Experiments aimed at unlocking secrets of time travel are being led by Aberdeen University.

Researchers are examining the fabric of space time and what science fiction authors refer to as the fourth dimension.

Dr Charles Wang will study the microscopic movement of atoms, which can be affected by the earth spinning.

He said: "This is a very interesting possibility which cannot entirely be ruled out by physics."

Television's Dr Who and the Back to the Future movies promised the concept of time travel.

If successful, the results will have a profound impact on our understanding of the fundamental nature of space and time in the universe

Dr Charles Wang

Aberdeen University

Albert Einstein said instead of considering space to be a shapeless vacuum it should be looked at as an object.

The theory is for something to exist it must have length, breadth and thickness, the three dimensions.

It must also have something else. An object exists from the moment it is created to the moment it is destroyed.
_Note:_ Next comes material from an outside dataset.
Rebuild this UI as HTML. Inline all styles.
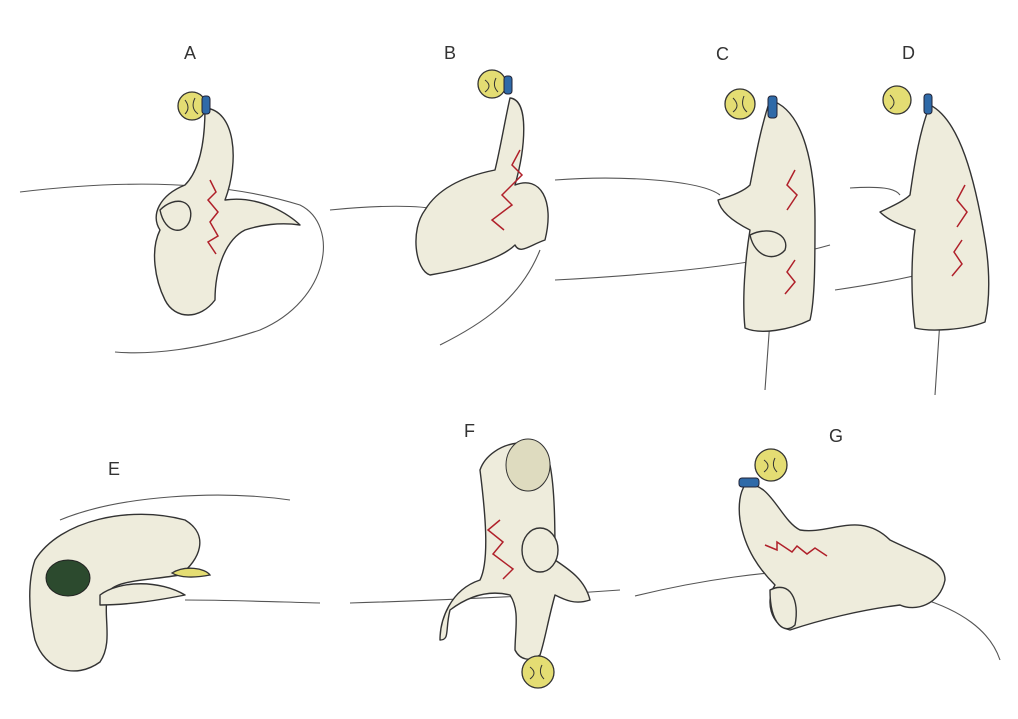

In between those moments is the duration of time - the so-called fourth dimension.

Space mission

HG Wells wrote the Time Machine about it - now Dr Wang hopes to make it real.

He is a reader in the College of Physical Sciences and a member of the Aberdeen centre for applied dynamics research.

Dr Wang said he is waiting for the European Space Agency (ESA) to launch a science satellite to aid his research.

He told BBC Scotland: "If you have curved space time, the time circles and you might just travel in time.

"If we can slow down the atom and isolate it and guide into the fluctuation then there's a possibility it's there.

"The increased sensitivity obtained by a space experiment certainly makes a space mission very worthwhile.

"If successful the results will have a profound impact on our understanding of the fundamental nature of space and time in the universe."

Dr Wang however has time on his hands, as the ESA satellite is not due for launch until 2015.